Di negara-negara berkembang, ideologi global mengalami lokalisasi, melahirkan sosialisme nasional, nasionalisme religius, dan ideologi negara seperti Pancasila di Indonesia.
9. Era Kontemporer: Moderasi dan Pragmatisme Ideologi
Memasuki akhir abad ke-20 dan abad ke-21, terjadi apa yang disebut sebagai pelemahan idiologi klasik. globalisasi, demokrasi elektoral, dan politik media mendorong pergeseran dari ideologi doktrinal ke pragmatisme kebijakan dan politik identitas (Dalton, 2000).
Idiologi tidak hilang, tetapi berubah fungsi menjadi simbol identitas, legitimasi, dan branding politik.

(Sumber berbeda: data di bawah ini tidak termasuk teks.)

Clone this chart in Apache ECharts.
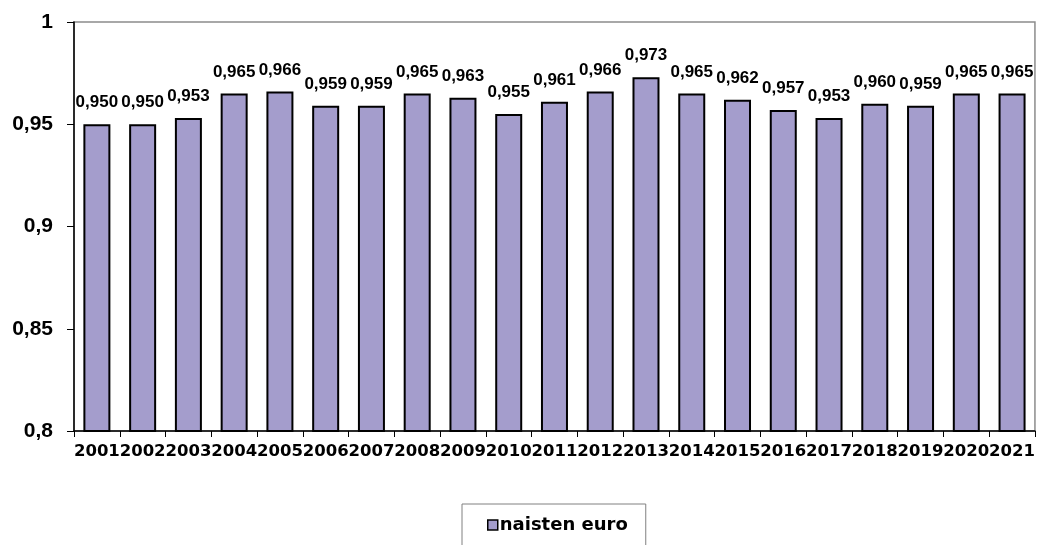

Jejak Pengaruhnya terhadap Ideologi di Indonesia
Idiologi dunia masuk ke Indonesia melalui kolonialisme, pendidikan Barat, dan pergerakan nasional. Nasionalisme Indonesia menyerap unsur liberalisme (hak, kebebasan), sosialisme (keadilan sosial), dan nilai religius lokal. Tokoh seperti Soekarno, Hatta, Tan Malaka, dan Sjahrir mereinterpretasi ideologi global menjadi gagasan lokal.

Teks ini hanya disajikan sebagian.